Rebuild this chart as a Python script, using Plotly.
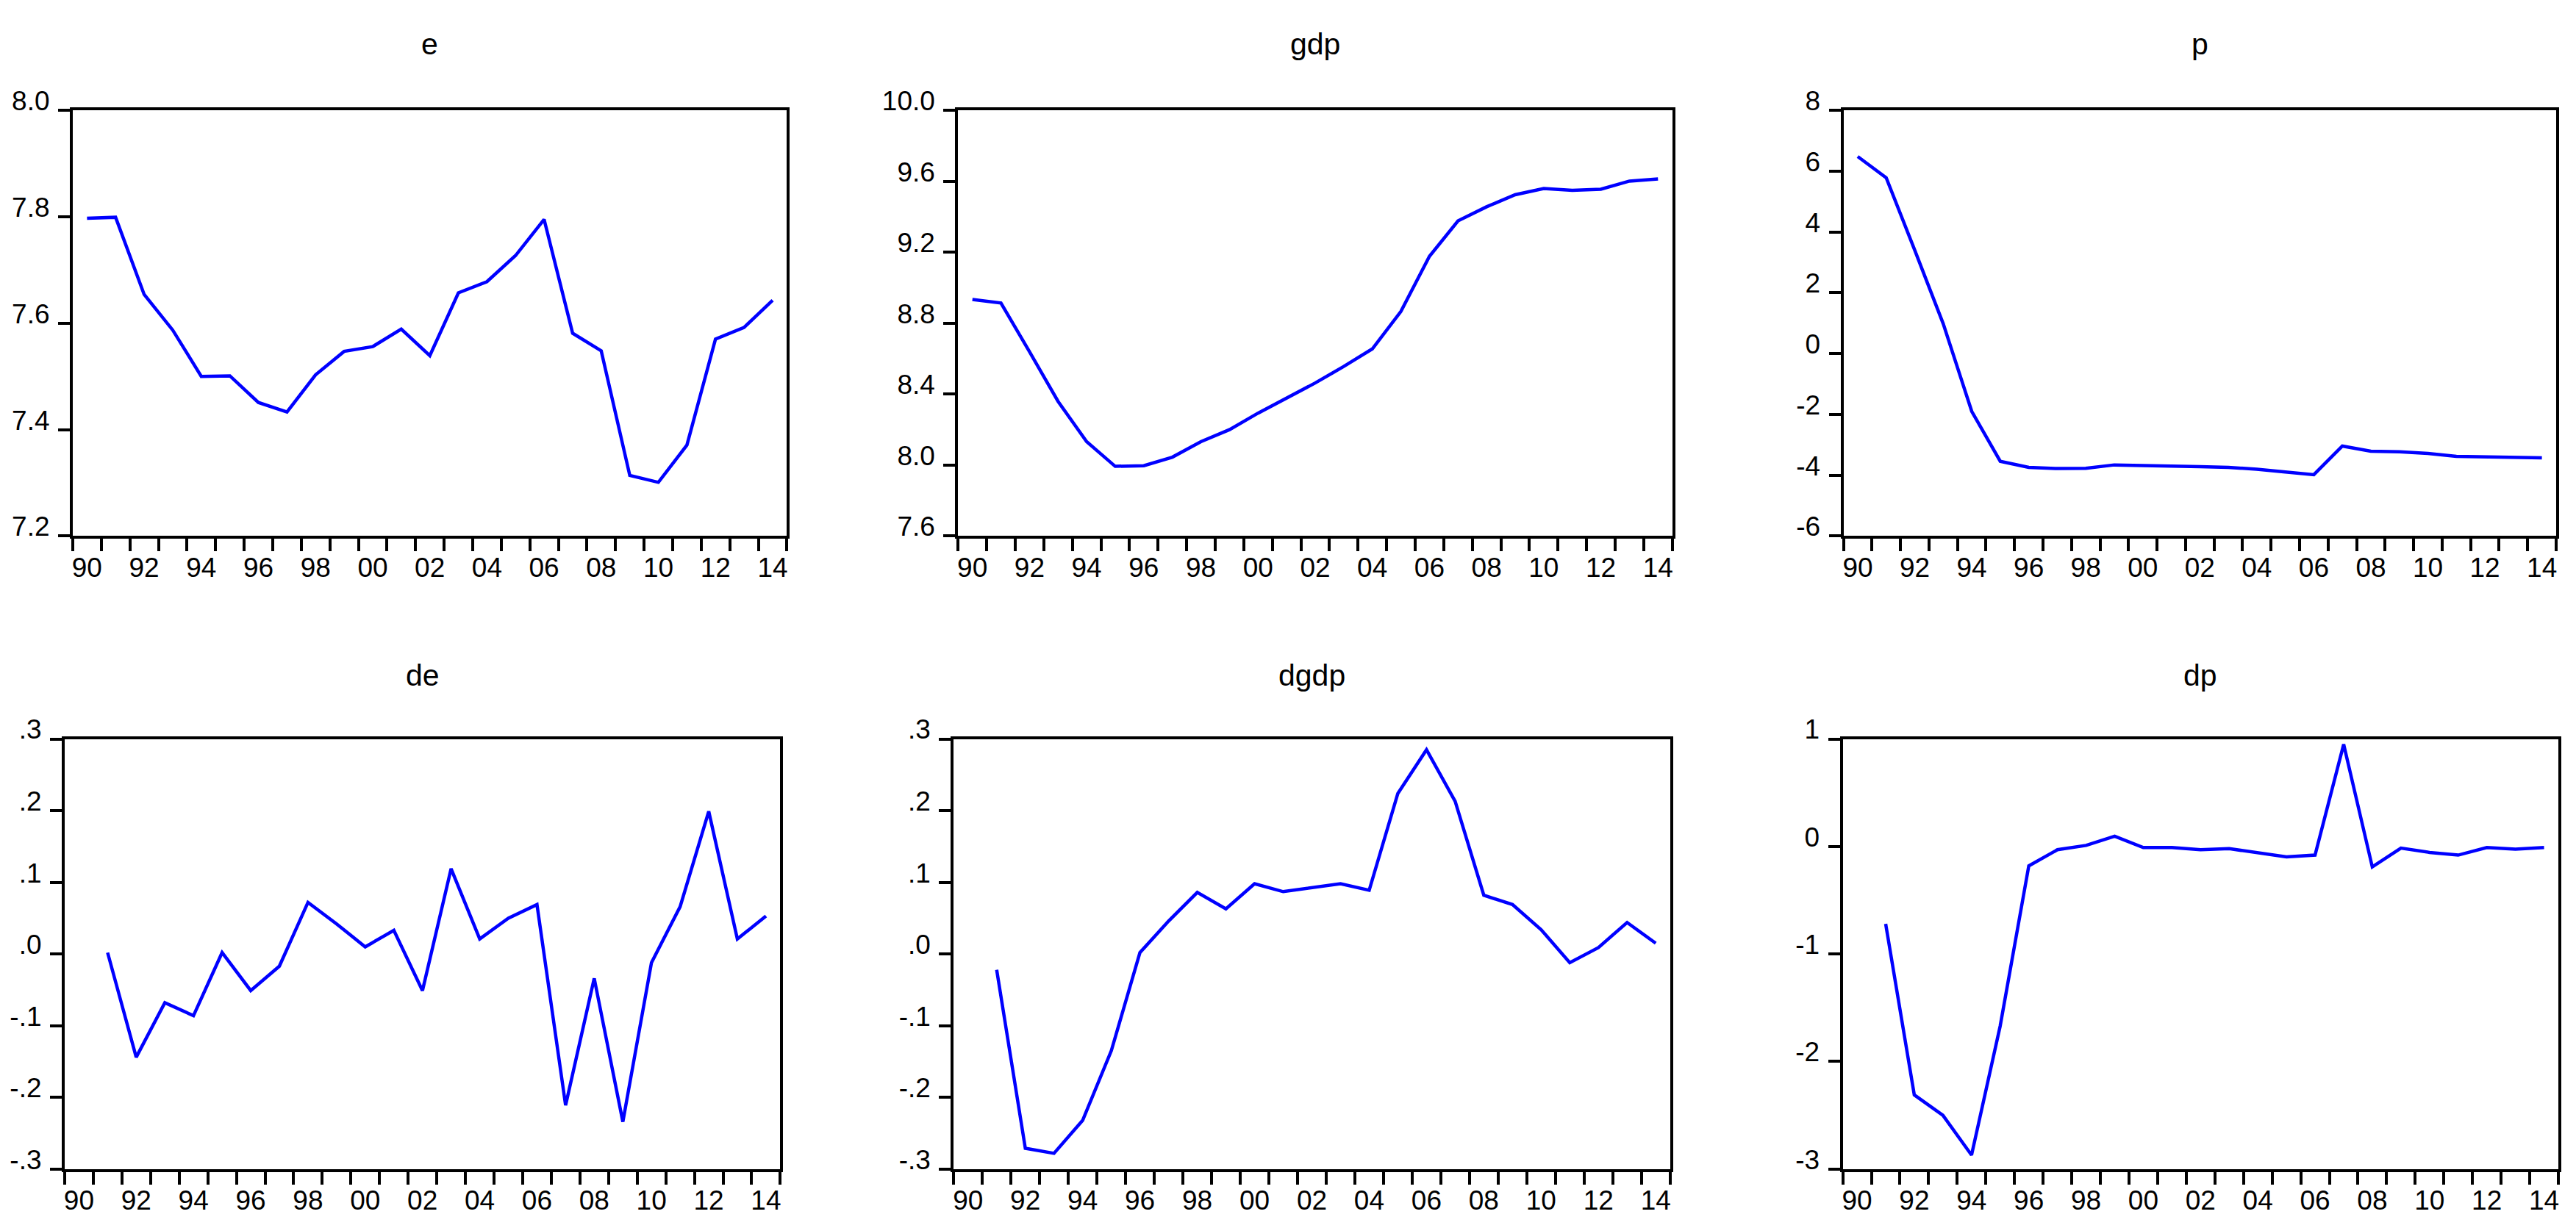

---

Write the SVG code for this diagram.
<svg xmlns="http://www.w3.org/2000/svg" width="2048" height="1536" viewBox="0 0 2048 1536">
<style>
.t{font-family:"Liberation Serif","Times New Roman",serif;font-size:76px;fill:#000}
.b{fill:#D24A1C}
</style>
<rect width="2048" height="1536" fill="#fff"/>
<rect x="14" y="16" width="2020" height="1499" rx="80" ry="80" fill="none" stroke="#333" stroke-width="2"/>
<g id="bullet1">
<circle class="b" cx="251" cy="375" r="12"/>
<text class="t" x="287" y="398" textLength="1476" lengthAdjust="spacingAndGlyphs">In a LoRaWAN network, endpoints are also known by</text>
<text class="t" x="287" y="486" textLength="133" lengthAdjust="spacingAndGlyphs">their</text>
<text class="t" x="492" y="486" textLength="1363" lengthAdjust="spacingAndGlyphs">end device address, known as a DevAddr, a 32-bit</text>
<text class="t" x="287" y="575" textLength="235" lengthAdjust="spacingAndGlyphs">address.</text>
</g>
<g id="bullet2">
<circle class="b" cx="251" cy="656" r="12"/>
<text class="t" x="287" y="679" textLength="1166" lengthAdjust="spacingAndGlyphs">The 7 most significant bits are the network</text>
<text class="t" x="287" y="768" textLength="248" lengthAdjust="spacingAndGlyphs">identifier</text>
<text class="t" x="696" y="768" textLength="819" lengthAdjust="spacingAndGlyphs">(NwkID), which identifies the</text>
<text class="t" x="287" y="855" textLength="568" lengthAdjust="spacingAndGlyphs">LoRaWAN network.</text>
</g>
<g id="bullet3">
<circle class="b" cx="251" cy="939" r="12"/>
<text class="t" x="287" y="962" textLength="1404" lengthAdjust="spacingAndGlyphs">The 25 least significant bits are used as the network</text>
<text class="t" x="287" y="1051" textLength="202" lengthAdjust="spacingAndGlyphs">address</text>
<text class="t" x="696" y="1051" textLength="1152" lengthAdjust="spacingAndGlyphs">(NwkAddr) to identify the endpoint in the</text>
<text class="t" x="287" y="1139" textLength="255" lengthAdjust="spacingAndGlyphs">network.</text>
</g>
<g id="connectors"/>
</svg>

» **Problem statement**: Look through the entries above for the word "this". Copy every line where it shows up.

» **Exercise output**:
Rebuild this chart as a Python script, using Plotly.
Write the SVG code for this diagram.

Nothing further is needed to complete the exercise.